Monday, February 2, 2026

Apostle's Cove by William Kent Krueger

Krueger has a long history with Cork O'Connor - this is his 21st O'Connor outing.


O'Connor is the retired sheriff in Aurora, MN. From there, left for a few years to be a Chicago cop, then came back. Joined the force for a few years, won an election, make that a lot of elections. Now retired, he lives with his immediate and extended family way the hell up nort' near the legendary Boundary Waters. He took over a local hamburger stand but still does some PI work when the need arises.

His son, Steven, is in law school and moonlights a bit for a non-profit dedicated to freeing the wrongly convicted from prison. When shuffling through the stacks of potential cases, he finds one from Aurora. Axel Boshey is serving a life term in the Stillwater, MN prison. He confessed to the brutal murder of his wife.  The first capital case for the newly elected Sheriff O'Connor.

At the time, it seemed an open and shut case. Blacked-out drunk Indian (who already beat a manslaughter charge years earlier), a philandering wife. While all the evidence pointed to Boshey, some seemingly trivial details were left hanging. At the time, the evidence and confession pointed only at Boshey. 

In the light of 25 years, those details don't seem so trivial, at least to Steven so he asks his dad if he might review the case to see what might've been missed or overlooked or lost in the shuffle of a quick closing of the case.  Cork agrees. The thought that the wrong man was incarcerated and that the real killer might still be free drive him to make things right. 

That's the premise. The narrative breaks into two parts: Then and Now. 'Then' is told in first person as it happened. The killing, investigation, confession, incarceration; takes upwards of 60-65% of the book. A significant backstory. 'Now' is told similarly. First person, as it's happening.

The main characters are Cork and family, a hippie flake (Aphrodite) who moved into area and formed a bit of a commune (replete with hipsters, alcohol, drugs, and free love), the cops of the time (one of whom Cork defeated in the first election, other is a racist pig against the native population), and various colorful locals, their kids and grandchildren. In particular, Chastity (Aphrodite's child) and Boshey (her husband) and two of Chastity's kids (neither by Axel; Moonbeam and Sunny).

Axel gets sentenced to life and turns his life around from being an unreliable drunk to becoming a bit of a healer for inmates. Comes to realize this calling may be why was really locked away. When Cork sees Axel 25 years later, Axel tells him he doesn't want to be released, that he's needed in the prison more than Cork needs to set him free. 

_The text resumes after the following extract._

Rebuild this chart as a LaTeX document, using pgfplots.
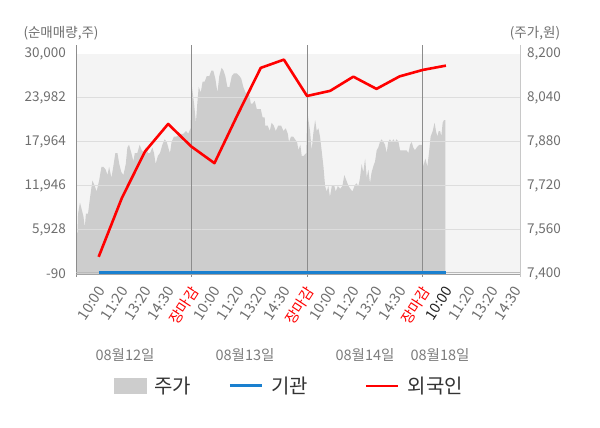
\documentclass[border=0pt]{standalone}
\usepackage{pgfplots}
\pgfplotsset{compat=1.18}
\usepackage{fontspec}
\setmainfont{Noto Sans CJK KR}
\definecolor{bggray}{HTML}{F4F4F4}
\definecolor{areagray}{HTML}{CDCDCD}
\definecolor{gridgray}{HTML}{DDDDDD}
\definecolor{sepgray}{HTML}{8C8C8C}
\definecolor{edgegray}{HTML}{C8C8C8}
\definecolor{ticktext}{HTML}{6E6E6E}
\definecolor{darktext}{HTML}{222222}
\definecolor{blueline}{HTML}{1A80CF}
\definecolor{legtext}{HTML}{333333}
\definecolor{redline}{HTML}{FF0000}

\pgfplotstableread{
x price
0.02 7570
0.08 7540
0.11 7620
0.19 7660
0.25 7640
0.34 7610
0.40 7570
0.45 7620
0.54 7620
0.63 7680
0.73 7740
0.83 7720
0.91 7700
1.02 7740
1.12 7790
1.20 7790
1.30 7780
1.38 7760
1.45 7790
1.55 7750
1.63 7790
1.72 7840
1.81 7840
1.89 7800
1.98 7770
2.07 7760
2.17 7800
2.24 7860
2.31 7870
2.41 7840
2.50 7810
2.56 7840
2.67 7840
2.77 7870
2.86 7850
2.96 7840
3.03 7860
3.13 7840
3.22 7840
3.32 7860
3.39 7840
3.46 7800
3.56 7830
3.65 7840
3.75 7870
3.85 7890
3.94 7880
4.04 7850
4.08 7840
4.15 7880
4.25 7900
4.37 7900
4.51 7910
4.66 7910
4.77 7920
4.87 7910
4.97 7930
5.01 8100
5.03 8080
5.12 8020
5.20 7950
5.26 8020
5.32 8080
5.41 8060
5.49 8100
5.58 8100
5.67 8120
5.78 8120
5.87 8140
5.95 8140
6.04 8110
6.13 8060
6.21 8120
6.31 8150
6.39 8140
6.47 8120
6.56 8080
6.65 8080
6.75 8120
6.85 8130
6.96 8130
7.08 8120
7.16 8110
7.25 8080
7.34 8060
7.42 8060
7.51 8050
7.57 8020
7.65 8020
7.74 8030
7.83 8000
7.91 8000
8.00 8000
8.08 7970
8.17 7970
8.19 7940
8.30 7940
8.39 7920
8.47 7950
8.56 7940
8.65 7920
8.76 7940
8.88 7940
8.98 7920
9.08 7930
9.17 7910
9.22 7880
9.31 7900
9.40 7900
9.48 7890
9.57 7880
9.63 7850
9.71 7870
9.77 7830
9.86 7830
9.97 7840
10.01 8000
10.06 7960
10.13 7920
10.20 7850
10.27 7910
10.35 7960
10.42 7920
10.49 7930
10.56 7900
10.63 7850
10.71 7790
10.78 7720
10.85 7700
10.92 7720
10.99 7680
11.07 7720
11.18 7720
11.24 7700
11.33 7720
11.43 7710
11.53 7720
11.61 7760
11.70 7740
11.79 7720
11.87 7710
11.96 7700
12.05 7720
12.13 7730
12.22 7720
12.29 7750
12.36 7800
12.43 7770
12.51 7820
12.58 7750
12.65 7780
12.72 7730
12.79 7770
12.86 7790
12.94 7810
13.01 7850
13.08 7860
13.15 7880
13.22 7890
13.30 7880
13.37 7870
13.44 7840
13.51 7880
13.58 7890
13.66 7880
13.73 7890
13.80 7880
13.87 7890
13.95 7880
14.02 7850
14.16 7850
14.30 7850
14.38 7840
14.45 7870
14.52 7880
14.59 7860
14.66 7850
14.74 7860
14.85 7870
14.98 7870
15.02 7790
15.11 7820
15.20 7790
15.28 7850
15.34 7900
15.43 7920
15.51 7950
15.57 7920
15.63 7900
15.69 7920
15.75 7920
15.80 7900
15.86 7950
15.92 7960
15.98 7960
}\pricetable

\pgfplotstableread{
x foreign
1 2265
2 10300
3 16660
4 20430
5 17350
6 15070
7 21690
8 28100
9 29230
10 24260
11 24960
12 26900
13 25230
14 26940
15 27820
16 28410
}\foreigntable

\pgfplotstableread{
x inst
1 150
2 150
3 150
4 150
5 150
6 150
7 150
8 150
9 150
10 150
11 150
12 150
13 150
14 150
15 150
16 150
}\insttable

\begin{document}
\begin{tikzpicture}
\useasboundingbox (0,0) rectangle (600bp,428bp);
% price axis (right)
\begin{axis}[
  at={(76bp,154bp)}, anchor=south west,
  scale only axis, width=444bp, height=220bp,
  xmin=0.02, xmax=19.2, ymin=7400, ymax=8200,
  scaled y ticks=false,
  axis background/.style={fill=bggray},
  axis line style={draw=none},
  xtick=\empty,
  ytick={7400,7560,7720,7880,8040,8200},
  yticklabels={{7,400},{7,560},{7,720},{7,880},{8,040},{8,200}},
  yticklabel pos=right,
  major tick length=0pt,
  yticklabel style={font=\fontsize{13.5bp}{16bp}\selectfont, text=ticktext, anchor=west, inner sep=0pt, xshift=7bp},
]
\addplot[fill=areagray, draw=none] table[x=x, y=price] {\pricetable} \closedcycle;
\end{axis}
% volume axis (left)
\begin{axis}[
  at={(76bp,154bp)}, anchor=south west,
  scale only axis, width=444bp, height=220bp,
  xmin=0.02, xmax=19.2, ymin=-90, ymax=30000,
  scaled y ticks=false, scaled x ticks=false,
  clip=false,
  axis line style={draw=none},
  major tick length=0pt,
  ytick={-90,5928,11946,17964,23982,30000},
  yticklabels={-90,{5,928},{11,946},{17,964},{23,982},{30,000}},
  yticklabel style={font=\fontsize{13.5bp}{16bp}\selectfont, text=ticktext, anchor=east, inner sep=0pt, xshift=-10bp},
  extra y ticks={5928,11946,17964,23982},
  extra y tick labels={},
  extra y tick style={grid=major, major grid style={gridgray, line width=1bp}},
  xtick={1,...,19},
  xticklabels={10:00,11:20,13:20,14:30,\textcolor{redline}{장마감},10:00,11:20,13:20,14:30,\textcolor{redline}{장마감},10:00,11:20,13:20,14:30,\textcolor{redline}{장마감},\textcolor{darktext}{10:00},11:20,13:20,14:30},
  xticklabel style={font=\fontsize{14.5bp}{16bp}\selectfont, text=ticktext, inner sep=0pt, xshift=-2bp, yshift=-11bp, rotate=57, anchor=north east},
  legend columns=3,
  legend style={draw=none, fill=none, inner sep=0pt, at={(0.0856,-0.509)}, anchor=west,
    font=\fontsize{20bp}{22bp}\selectfont, text=legtext,
    /tikz/every odd column/.append style={column sep=6bp},
    /tikz/every even column/.append style={column sep=35bp}},
  legend image code/.code={\draw[#1] (0bp,0bp) -- (32bp,0bp);},
]
% edges and separators
\addplot[forget plot, sepgray, line width=1bp] coordinates {(0.02,-500) (0.02,31230)};
\addplot[forget plot, edgegray, line width=1bp] coordinates {(19.2,-500) (19.2,31230)};
\addplot[forget plot, sepgray, line width=1bp] coordinates {(5,-500) (5,31230)};
\addplot[forget plot, sepgray, line width=1bp] coordinates {(10,-500) (10,31230)};
\addplot[forget plot, sepgray, line width=1bp] coordinates {(15,-500) (15,31230)};
\addplot[forget plot, sepgray!80, line width=1bp] coordinates {(0.02,-90) (19.2,-90)};
\addplot[forget plot, sepgray!60, line width=0.8bp] coordinates {(0.02,150) (19.2,150)};
\addlegendimage{legend image code/.code={\fill[areagray] (0bp,-7.5bp) rectangle (32bp,7.5bp);}}
\addlegendentry{주가}
\addplot[blueline, line width=3bp] table[x=x, y=inst] {\insttable};
\addlegendentry{기관\hspace{20bp}\null}
\addplot[redline, line width=2.6bp, line join=round] table[x=x, y=foreign] {\foreigntable};
\addlegendentry{외국인}
\end{axis}
\node[text=ticktext, font=\fontsize{13.5bp}{16bp}\selectfont] at (61bp,395bp) {(순매매량,주)};
\node[text=ticktext, font=\fontsize{13.5bp}{16bp}\selectfont] at (535bp,395bp) {(주가,원)};
\node[text=ticktext!90, font=\fontsize{14.5bp}{16bp}\selectfont] at (125bp,73bp) {08월12일};
\node[text=ticktext!90, font=\fontsize{14.5bp}{16bp}\selectfont] at (245bp,73bp) {08월13일};
\node[text=ticktext!90, font=\fontsize{14.5bp}{16bp}\selectfont] at (365bp,73bp) {08월14일};
\node[text=ticktext!90, font=\fontsize{14.5bp}{16bp}\selectfont] at (440bp,73bp) {08월18일};
\end{tikzpicture}
\end{document}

That the real killer may still be around, Cork goes off on his own trying to piece together a complex interaction of what turns out to be a series of seriously demented people Cork thought he knew.

As stated above, this is Krueger's 21st book featuring Cork O'Connor. That means he's got a following and must be pretty successful to boot (lots of NY Times bestsellers).  He also have four other unrelated novels, three of which I've read and reviewed here. One of which, Ordinary Grace, is one of the best books I've ever read and won the 2014 Edgar Award for best fiction (the book version of the Oscar for Best Picture. If you've not read Ordinary Grace, you really owe it to yourself). Not really sure how many Cork O'Connor books I've read and reviewed here. Whatever that is, there are more. 

While reading this book, I had a feeling that this is a book he'd started way back when, put it aside and never got back to it. But after a while, he resurrected the manuscript, and reorganized it to be a cold case book. Regardless, Krueger has presented loyal readers (and newbies, too) with another memorable outing filled with concrete characters, the emotional edge needed for such a story, a comfortable rural setting, native characters and the mysticism that permeates their soul. 

Can't go wrong with Krueger. Betting your local library has a shelf full of his work. It's about time you get to it.